Crafting Imperial Records
These durable alternatives to bamboo slips and silk documents exhibit remarkable standardization:
– Dimensions: 5.8-7.2cm long × 2.1-3.2cm wide × 0.2-0.4cm thick
– Materials: 90% ox bone, showing white/yellow-white coloration (some gray/black from aging)
– Design features:
– Rounded ends with slightly convex front surfaces
– Polished writing surface (3.5-4cm area) for microscopic engraving
– Moon-shaped notches for pairing tags with reverse-facing grooves
The painstaking craftsmanship – including near-microscopic engraving on hard bone – suggests these were permanent records rather than temporary notations.
Decoding the Inscriptions
The 57,482 inscribed tags reveal three primary content categories:
### 1. Inventory Records
Single-line notations documenting:
– Military equipment: “Crossbow drawing six stone strength” (00761)
– Coded classifications: “Category A, Number 32,039” (03507)
– Sequential numbering: “Sequence 53,400…” (41290)
### 2. Workshop Accountability
Multi-line production records from three imperial workshops:
– “First Year, Henan Workshop Director Ding, Assistant Wenli…” (02824)
– “Yuanfeng 2nd Year, Nanyang Workshop Director Juan…” (07103)
– Recording workshop officials, craftsmen, and production details
### 3. Central Administration
Documents linking to nine key government agencies including:
– “Yongguang 3rd Year, Imperial Archery Office…” (01008)
– “6th Year, Palace Guard Department…” (08354)
– Often ending with “repair” (缮) versus workshop tags’ “manufacture” (造)
Historical Timeline
Dating evidence reveals these tags span nearly the entire Western Han period:
– Earliest:高祖 (Gaozu, r. 206-195 BCE) era unmarked tags
– First reign-marked:武帝 (Wu Di) “Taichu 3rd Year” (102 BCE)
– Latest:元帝 (Yuan Di) “Jianzhao 5th Year” (34 BCE)
– Armory outlier: “Yuanshi 2nd Year” (2 CE) from Wang Mang’s interregnum
This 200-year continuity makes them invaluable for studying administrative evolution.
Purpose and Significance
These tags served multiple critical functions:
1. Permanent Archives – Their durable bone material and microscopic engraving created weather-resistant records unlike perishable bamboo slips.
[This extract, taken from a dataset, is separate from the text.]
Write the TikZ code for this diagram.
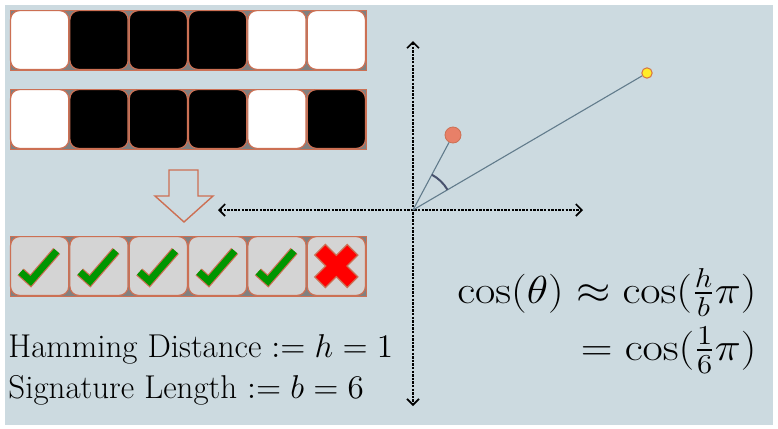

2. Quality Control – Detailed workshop inscriptions created accountability for arms production across Henan, Nanyang and Yingchuan commanderies.
3. Military Logistics – Crossbow strength ratings (from 6 to 40 “stone” draw weights) and range testing (“shot 402 paces”) aided equipment standardization.
4. Calligraphic Evolution – With nearly 100,000 characters, they provide the largest corpus of Western Han engraving, revealing:
– Transition from seal to clerical script
– Regional stylistic variations
– Practical vs ceremonial writing styles
Enduring Legacy
These unassuming bone fragments revolutionize our understanding of early Chinese bureaucracy by:
– Demonstrating sophisticated record-keeping predating paper
– Revealing arms production networks spanning multiple provinces
– Providing names of hundreds of otherwise unknown officials and craftsmen
– Offering physical evidence of “quality assurance” systems described in texts like the Zhou Li
Recent scholarship suggests they may represent the physical counterpart to the “jiance” (计策) accounting system mentioned in Han documents – permanent verification copies of bamboo slip records. Their concentration in the Central Government Office confirms this area functioned as a national archives, while scattered Armory tags may represent inspection samples.
For historians, these tags are like finding the filing cabinets of Rome’s Tabularum or the ledger rooms of medieval exchequers – tangible connections to the mundane machinery that sustained empires. Their survival reminds us that beyond emperors and battles, civilization rests on the painstaking work of clerks keeping track of crossbow strengths and arrow counts, one bone slip at a time.